* [TASK INPUT]
>> Begin

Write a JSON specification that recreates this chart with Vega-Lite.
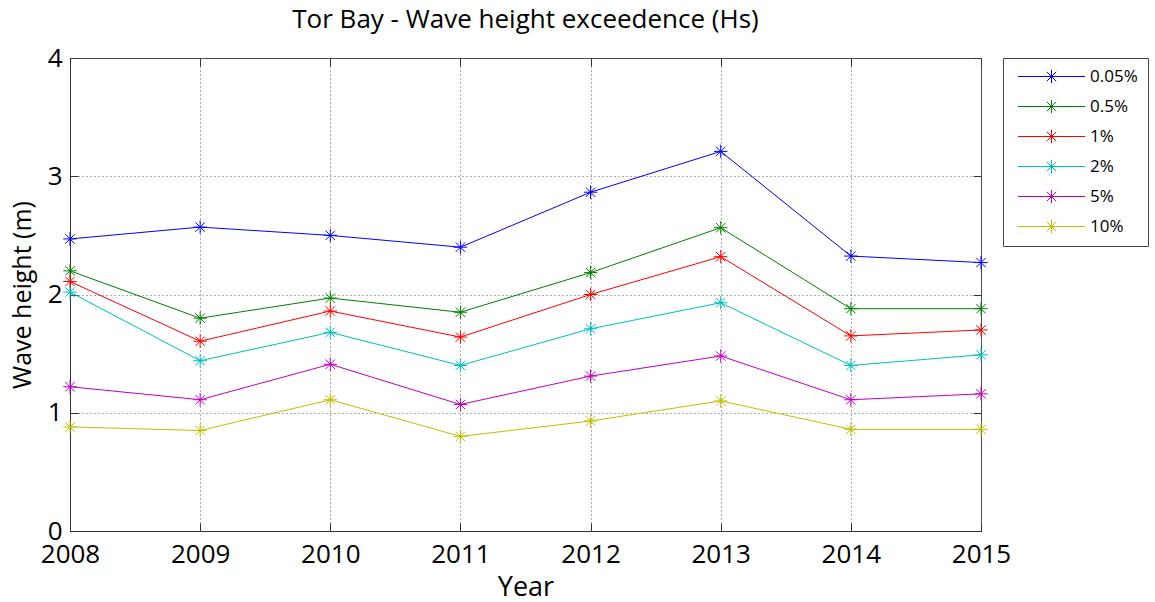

>> End
>> Begin

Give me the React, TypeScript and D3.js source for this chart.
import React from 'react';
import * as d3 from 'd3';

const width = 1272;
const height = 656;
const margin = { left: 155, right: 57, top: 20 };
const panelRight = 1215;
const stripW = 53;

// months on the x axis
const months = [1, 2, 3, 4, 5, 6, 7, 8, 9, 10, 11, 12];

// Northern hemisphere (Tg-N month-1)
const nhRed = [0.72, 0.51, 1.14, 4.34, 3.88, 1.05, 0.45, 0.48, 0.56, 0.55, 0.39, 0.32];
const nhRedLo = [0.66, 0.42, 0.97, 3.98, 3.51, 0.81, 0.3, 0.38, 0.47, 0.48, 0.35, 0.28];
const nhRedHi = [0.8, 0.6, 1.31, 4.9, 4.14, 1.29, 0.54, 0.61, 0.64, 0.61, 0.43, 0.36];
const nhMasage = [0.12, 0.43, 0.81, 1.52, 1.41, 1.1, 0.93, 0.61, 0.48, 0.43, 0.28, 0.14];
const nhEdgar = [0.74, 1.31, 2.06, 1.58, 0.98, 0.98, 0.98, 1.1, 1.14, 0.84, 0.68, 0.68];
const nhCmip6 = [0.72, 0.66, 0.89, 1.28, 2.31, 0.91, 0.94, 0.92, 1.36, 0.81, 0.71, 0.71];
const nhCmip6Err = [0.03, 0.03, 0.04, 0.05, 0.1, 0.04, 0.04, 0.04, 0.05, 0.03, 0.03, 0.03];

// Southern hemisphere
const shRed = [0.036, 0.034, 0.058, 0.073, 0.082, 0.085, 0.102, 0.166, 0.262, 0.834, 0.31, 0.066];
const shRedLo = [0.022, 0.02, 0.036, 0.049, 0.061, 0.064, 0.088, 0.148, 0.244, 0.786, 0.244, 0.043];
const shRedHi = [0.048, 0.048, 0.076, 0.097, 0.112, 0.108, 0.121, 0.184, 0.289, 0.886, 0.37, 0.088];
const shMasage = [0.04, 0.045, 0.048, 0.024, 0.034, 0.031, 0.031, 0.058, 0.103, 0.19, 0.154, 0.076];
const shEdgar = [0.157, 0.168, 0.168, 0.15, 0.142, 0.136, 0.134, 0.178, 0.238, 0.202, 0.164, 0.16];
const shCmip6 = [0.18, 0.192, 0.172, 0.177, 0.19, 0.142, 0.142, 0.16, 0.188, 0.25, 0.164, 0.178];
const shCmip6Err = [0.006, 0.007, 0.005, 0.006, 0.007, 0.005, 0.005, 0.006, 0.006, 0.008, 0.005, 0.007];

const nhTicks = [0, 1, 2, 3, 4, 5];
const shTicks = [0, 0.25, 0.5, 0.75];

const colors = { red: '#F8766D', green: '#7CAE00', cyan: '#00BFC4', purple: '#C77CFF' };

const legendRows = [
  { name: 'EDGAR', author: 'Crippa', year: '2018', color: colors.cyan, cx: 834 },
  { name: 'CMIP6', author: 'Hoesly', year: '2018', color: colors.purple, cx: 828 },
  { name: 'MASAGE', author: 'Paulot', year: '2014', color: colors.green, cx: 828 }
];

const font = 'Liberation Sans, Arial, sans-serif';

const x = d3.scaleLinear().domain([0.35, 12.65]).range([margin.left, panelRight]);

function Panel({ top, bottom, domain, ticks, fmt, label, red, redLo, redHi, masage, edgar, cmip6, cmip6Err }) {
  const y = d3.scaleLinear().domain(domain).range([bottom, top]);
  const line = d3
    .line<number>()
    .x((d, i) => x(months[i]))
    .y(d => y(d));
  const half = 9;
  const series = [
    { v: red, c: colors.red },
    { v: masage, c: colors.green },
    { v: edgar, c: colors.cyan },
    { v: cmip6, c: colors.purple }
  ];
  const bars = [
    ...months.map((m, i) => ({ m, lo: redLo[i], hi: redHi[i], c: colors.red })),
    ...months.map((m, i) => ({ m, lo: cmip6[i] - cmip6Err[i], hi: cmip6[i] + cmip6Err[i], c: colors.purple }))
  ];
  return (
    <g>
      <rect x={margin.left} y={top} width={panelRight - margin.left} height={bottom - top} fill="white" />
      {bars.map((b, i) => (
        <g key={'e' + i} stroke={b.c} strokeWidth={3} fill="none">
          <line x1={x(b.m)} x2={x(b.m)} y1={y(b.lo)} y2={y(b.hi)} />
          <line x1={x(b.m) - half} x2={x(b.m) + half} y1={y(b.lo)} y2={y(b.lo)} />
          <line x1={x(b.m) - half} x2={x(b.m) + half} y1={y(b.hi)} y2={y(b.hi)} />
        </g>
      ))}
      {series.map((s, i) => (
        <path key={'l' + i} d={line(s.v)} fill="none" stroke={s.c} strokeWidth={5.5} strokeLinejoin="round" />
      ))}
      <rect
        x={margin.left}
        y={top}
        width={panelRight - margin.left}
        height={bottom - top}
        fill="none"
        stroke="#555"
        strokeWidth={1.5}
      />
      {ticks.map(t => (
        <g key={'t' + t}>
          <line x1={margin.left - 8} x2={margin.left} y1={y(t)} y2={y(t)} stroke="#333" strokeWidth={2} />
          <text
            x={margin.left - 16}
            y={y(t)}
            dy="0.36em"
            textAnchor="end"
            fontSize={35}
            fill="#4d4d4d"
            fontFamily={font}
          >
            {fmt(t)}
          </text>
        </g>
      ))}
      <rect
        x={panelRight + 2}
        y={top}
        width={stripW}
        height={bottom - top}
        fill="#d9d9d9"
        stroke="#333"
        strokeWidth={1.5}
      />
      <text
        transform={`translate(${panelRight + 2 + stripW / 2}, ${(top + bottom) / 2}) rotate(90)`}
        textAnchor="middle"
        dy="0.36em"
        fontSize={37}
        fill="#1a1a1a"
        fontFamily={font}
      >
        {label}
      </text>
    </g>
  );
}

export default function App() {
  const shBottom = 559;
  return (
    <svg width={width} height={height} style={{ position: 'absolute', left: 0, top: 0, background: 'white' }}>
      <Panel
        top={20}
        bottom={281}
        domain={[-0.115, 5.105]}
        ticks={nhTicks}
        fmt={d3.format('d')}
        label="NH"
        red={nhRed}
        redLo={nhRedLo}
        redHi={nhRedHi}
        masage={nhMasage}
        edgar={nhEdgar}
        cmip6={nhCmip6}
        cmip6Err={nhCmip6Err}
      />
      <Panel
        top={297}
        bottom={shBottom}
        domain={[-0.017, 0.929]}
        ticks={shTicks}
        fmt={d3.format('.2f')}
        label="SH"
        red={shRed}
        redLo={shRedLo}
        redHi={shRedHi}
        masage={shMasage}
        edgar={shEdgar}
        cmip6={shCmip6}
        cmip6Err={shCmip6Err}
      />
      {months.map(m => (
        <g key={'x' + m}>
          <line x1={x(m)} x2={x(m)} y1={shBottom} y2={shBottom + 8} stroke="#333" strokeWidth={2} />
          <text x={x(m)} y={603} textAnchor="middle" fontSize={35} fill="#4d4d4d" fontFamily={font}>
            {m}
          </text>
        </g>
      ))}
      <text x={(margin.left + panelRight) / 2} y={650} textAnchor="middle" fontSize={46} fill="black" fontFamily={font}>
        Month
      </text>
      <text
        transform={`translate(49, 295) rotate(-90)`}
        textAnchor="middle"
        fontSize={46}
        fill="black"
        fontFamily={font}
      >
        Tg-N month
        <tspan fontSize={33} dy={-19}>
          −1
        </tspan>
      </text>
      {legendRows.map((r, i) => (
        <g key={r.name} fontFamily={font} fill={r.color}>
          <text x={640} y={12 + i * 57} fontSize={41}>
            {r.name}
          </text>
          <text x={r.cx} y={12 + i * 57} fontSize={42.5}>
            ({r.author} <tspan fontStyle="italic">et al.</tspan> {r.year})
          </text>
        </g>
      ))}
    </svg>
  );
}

>> End

* [YOUR INSTRUCTIONS] Nothing but the lines from the one with "Give me the" to the one with "const stripW = 53;" should be echoed, both of them included, exactly as written.

* [FINISHED EXERCISE]
Give me the React, TypeScript and D3.js source for this chart.
import React from 'react';
import * as d3 from 'd3';

const width = 1272;
const height = 656;
const margin = { left: 155, right: 57, top: 20 };
const panelRight = 1215;
const stripW = 53;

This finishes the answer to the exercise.